We get not one but two gay romances in the first 10 or so minutes. We see an interracial couple canoodling, plus a white senior citizen’s black granddaughter. Later, a key character goes from straight to bisexual with the introduction of tortured lesbian pal.

That’s Jessica McLeod, playing the town outcast Bernie.

There’s nothing wrong with having several sexual orientations in a film, of course, so let’s set that straw man on fire, and fast. Overloading a project like “Knife” with diversity box checking takes you out of the movie. It’s forced and condescending, and it does the narrative no favors.

None of this damages the film’s enjoyment factor as much as Winnie’s dispiriting attempt to save her town and herself. Once again, horror movie characters behave in the dumbest ways possible, a trope “Knife” leans into for all its worth.

The third act introduces a supernatural twist that dampens the film’s satirical potential. Just why does this small town worship Long’s Mayor? 

“Knife” qualifies as a horror comedy but in name only.
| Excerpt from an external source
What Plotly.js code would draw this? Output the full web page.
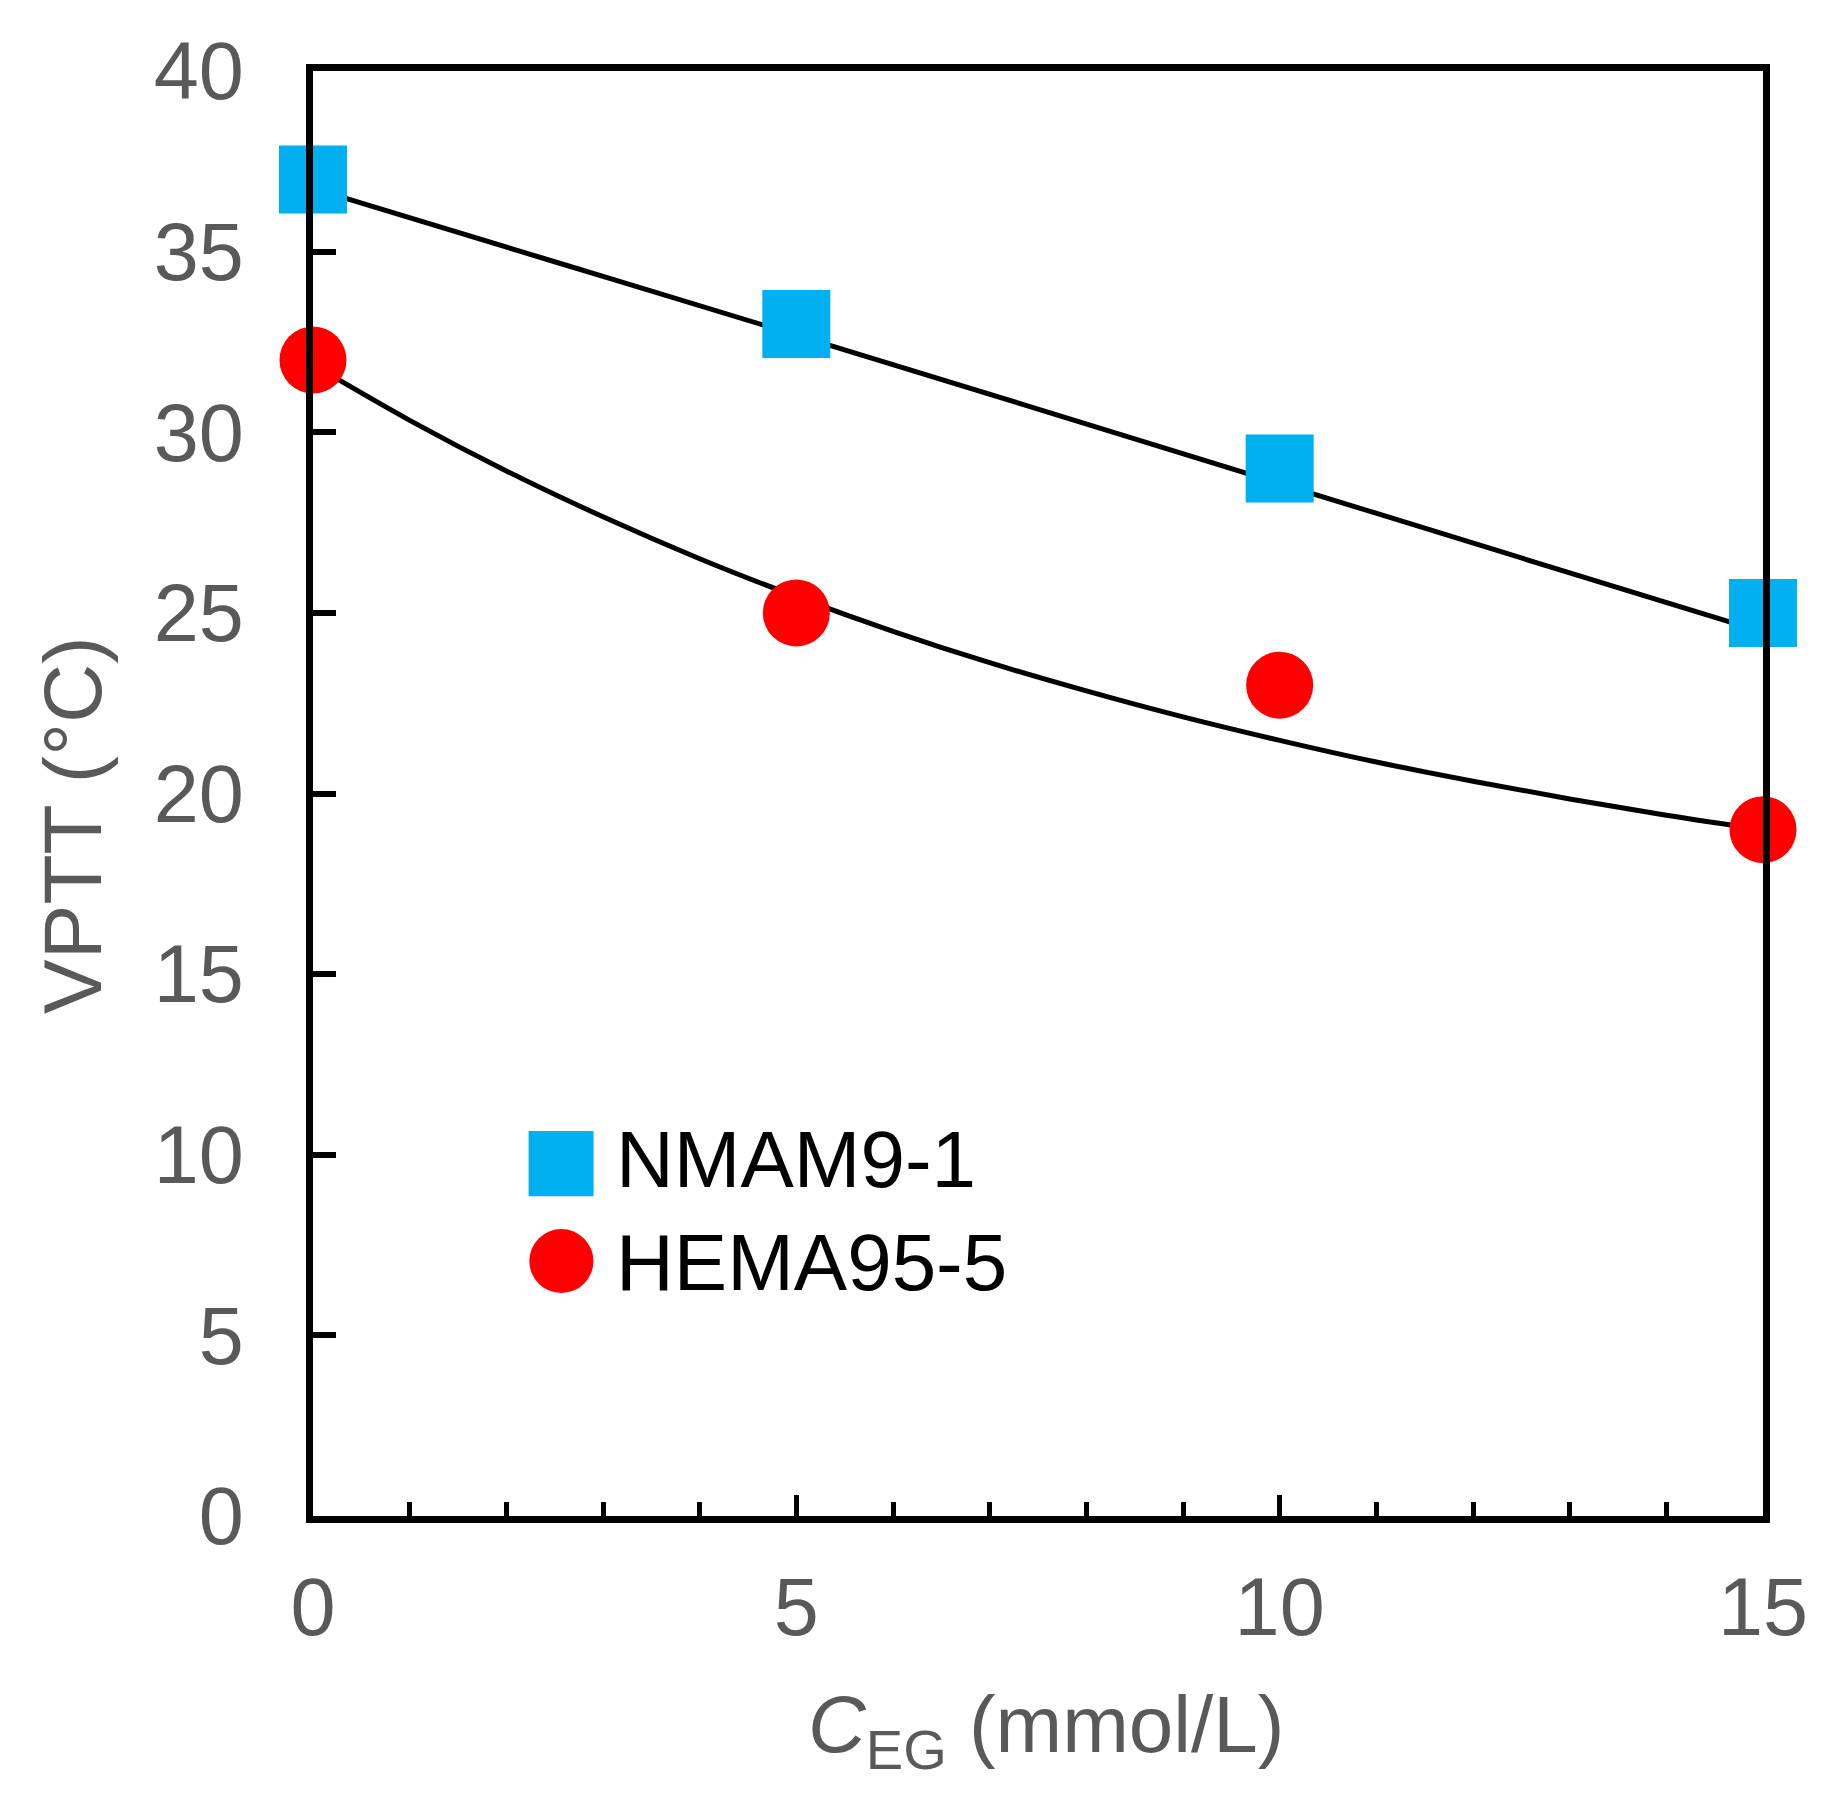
<!DOCTYPE html>
<html>
<head>
<meta charset="utf-8">
<script src="https://cdn.plot.ly/plotly-3.0.1.min.js"></script>
<style>
  html, body { margin: 0; padding: 0; background: #fff; }
  #chart { width: 1840px; height: 1795px; }
</style>
</head>
<body>
<div id="chart"></div>
<script>
// measured points
var cEG = [0, 5, 10, 15];
var vpttNMAM = [37, 33, 29, 25];
var vpttHEMA = [32, 25, 23, 19];

// fitted curves
var fitXNMAM = [0, 2.5, 5, 7.5, 10, 12.5, 15];
var fitYNMAM = [36.75, 34.72, 32.69, 30.64, 28.58, 26.52, 24.47];
var fitXHEMA = [0, 1, 2, 3, 4, 5, 6, 7, 8, 9, 10, 11, 12, 13, 14, 15];
var fitYHEMA = [31.87, 30.33, 28.93, 27.66, 26.50, 25.45, 24.49, 23.62,
                22.84, 22.12, 21.47, 20.87, 20.34, 19.85, 19.40, 19.00];

var names = ['NMAM9-1', 'HEMA95-5'];
var xTicks = [0, 5, 10, 15];
var yTicks = [0, 5, 10, 15, 20, 25, 30, 35, 40];

var FONT = 'Liberation Sans, Arial, sans-serif';
var GREY = '#595959';
var BLUE = '#00b0f0';
var RED = '#ff0000';

var fit0 = {
    x: fitXNMAM, y: fitYNMAM,
    mode: 'lines', type: 'scatter',
    line: {color: '#000', width: 5, shape: 'spline', smoothing: 1},
    showlegend: false, hoverinfo: 'skip'
};
var fit1 = {
    x: fitXHEMA, y: fitYHEMA,
    mode: 'lines', type: 'scatter',
    line: {color: '#000', width: 5, shape: 'spline', smoothing: 1},
    showlegend: false, hoverinfo: 'skip'
};
var pts0 = {
    x: cEG, y: vpttNMAM,
    mode: 'markers', type: 'scatter', name: names[0],
    marker: {symbol: 'square', size: 68, color: BLUE, line: {width: 0}},
    cliponaxis: false, showlegend: false
};
var pts1 = {
    x: cEG, y: vpttHEMA,
    mode: 'markers', type: 'scatter', name: names[1],
    marker: {symbol: 'circle', size: 67, color: RED, line: {width: 0}},
    cliponaxis: false, showlegend: false
};

var layout = {
    width: 1840, height: 1795,
    margin: {l: 313, r: 77, t: 71, b: 279},
    paper_bgcolor: '#fff', plot_bgcolor: '#fff',
    font: {family: FONT, color: GREY},
    showlegend: false,
    xaxis: {
        range: [0, 15],
        tickvals: xTicks,
        ticks: 'inside', ticklen: 21, tickwidth: 5, tickcolor: '#000',
        minor: {dtick: 1, ticks: 'inside', ticklen: 14, tickwidth: 5, tickcolor: '#000'},
        showline: true, linewidth: 7, linecolor: '#000', mirror: true,
        showgrid: false, zeroline: false,
        tickfont: {family: FONT, size: 81, color: GREY},
        ticklabelstandoff: 15
    },
    yaxis: {
        range: [0, 40],
        tickvals: yTicks,
        ticks: 'inside', ticklen: 23, tickwidth: 6, tickcolor: '#000',
        showline: true, linewidth: 7, linecolor: '#000', mirror: true,
        showgrid: false, zeroline: false,
        tickfont: {family: FONT, size: 81, color: GREY},
        ticklabelstandoff: 46
    },
    annotations: [
        {xref: 'paper', yref: 'paper', x: -0.1662, y: 0.4782, textangle: -90,
         xanchor: 'center', yanchor: 'middle', showarrow: false,
         text: 'VPTT (°C)', font: {family: FONT, size: 82, color: GREY}},
        {xref: 'paper', yref: 'paper', x: 0.5055, y: -0.1481,
         xanchor: 'center', yanchor: 'middle', showarrow: false,
         text: '<i>C</i><sub>EG</sub> (mmol/L)', font: {family: FONT, size: 80, color: GREY}},
        {xref: 'paper', yref: 'paper', x: 0.2079, y: 0.2464,
         xanchor: 'left', yanchor: 'middle', showarrow: false,
         text: names[0], font: {family: FONT, size: 80, color: '#000'}},
        {xref: 'paper', yref: 'paper', x: 0.2079, y: 0.1751,
         xanchor: 'left', yanchor: 'middle', showarrow: false,
         text: names[1], font: {family: FONT, size: 80, color: '#000'}}
    ],
    // legend glyphs
    shapes: [
        {type: 'rect', xref: 'paper', yref: 'paper',
         x0: 0.1487, x1: 0.1935, y0: 0.2212, y1: 0.2664,
         fillcolor: BLUE, line: {width: 0}},
        {type: 'circle', xref: 'paper', yref: 'paper',
         x0: 0.1492, x1: 0.1934, y0: 0.1543, y1: 0.1986,
         fillcolor: RED, line: {width: 0}}
    ]
};

Plotly.newPlot('chart', [fit0, fit1, pts0, pts1], layout, {displayModeBar: false, staticPlot: true});
</script>
</body>
</html>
You won’t laugh, or even smile, at the proceedings, but it wouldn’t be the first genre hybrid to miss half its potential.

The film’s horror bona fides prove equally weak, complete with a depressing color canvas befitting an ’80s slasher film, not a story poking fun at small town USA’s Christmas pageantry.

Watch “It’s a Wonderful Life” again over this strained imposter.

HiT or Miss: “It’s a Wonderful Knife” offers a depressing, unnecessary spin on the Frank Capra classic.